What most "good journalists" point out, is the period of the bubble. This
period was powered by the wealthy wall street. Confused? Well, it is
confusing. The bubble period was 2001-07, in which Dubai thrived -- build 4
man made islands, the tallest tower, the biggest mall, the costliest race
track, etc -- to the point we know it today- a well built city. But what most
don't see, is that period before the bubble and that after the bubble. We know
the fact that Dubai served the rich in ways we can't imagine, but it was also
Dubai's leaders vision, to catch the bubble and make use of it. Without the
bubble, Dubai would be just another city. But this vision also include an
overlook state: to stay close to it's core culture.
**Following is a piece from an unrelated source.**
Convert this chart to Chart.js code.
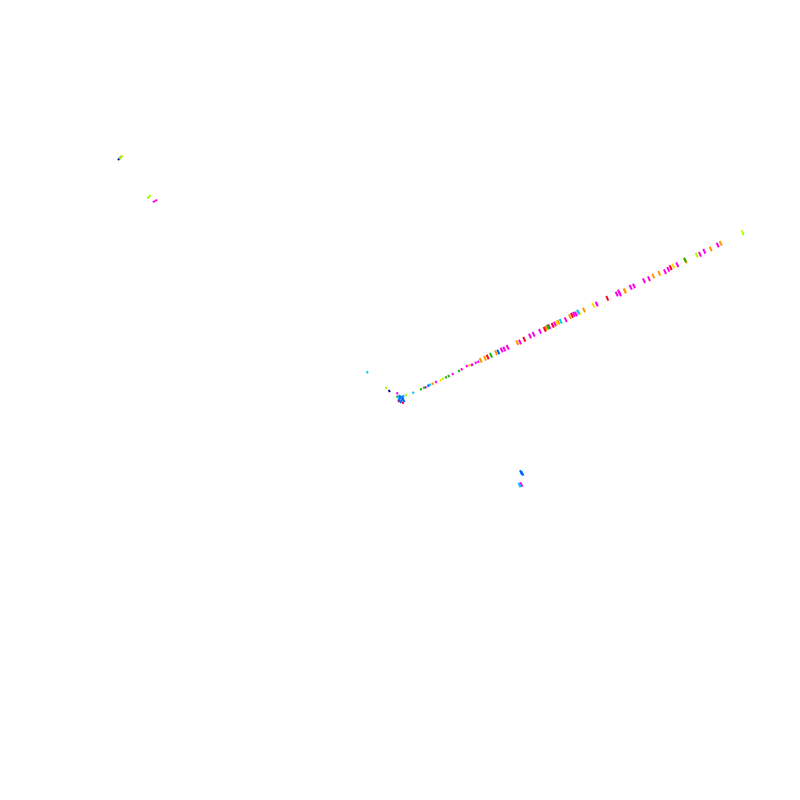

If you go out in Dubai, the cultural difference is noticeable. You won't see
any racism, indifference, etc though. People living together. What was created
from this, a modern time marvel. You won't understand these lines, until you
have lived in Dubai. It is what a modern city should be like. And now, with
all the bubble gone, sure the real estate won't be like before, bu the bubble
left behind a glorious beauty. And it now cultivates other industries, apart
from just real estate and (ofcourse) its core oil. Dubai is now, the best city
in the Middle East/ North Africa/ Sub Continent/ Most of Asia.

So yes, Dubai is great, in its own way.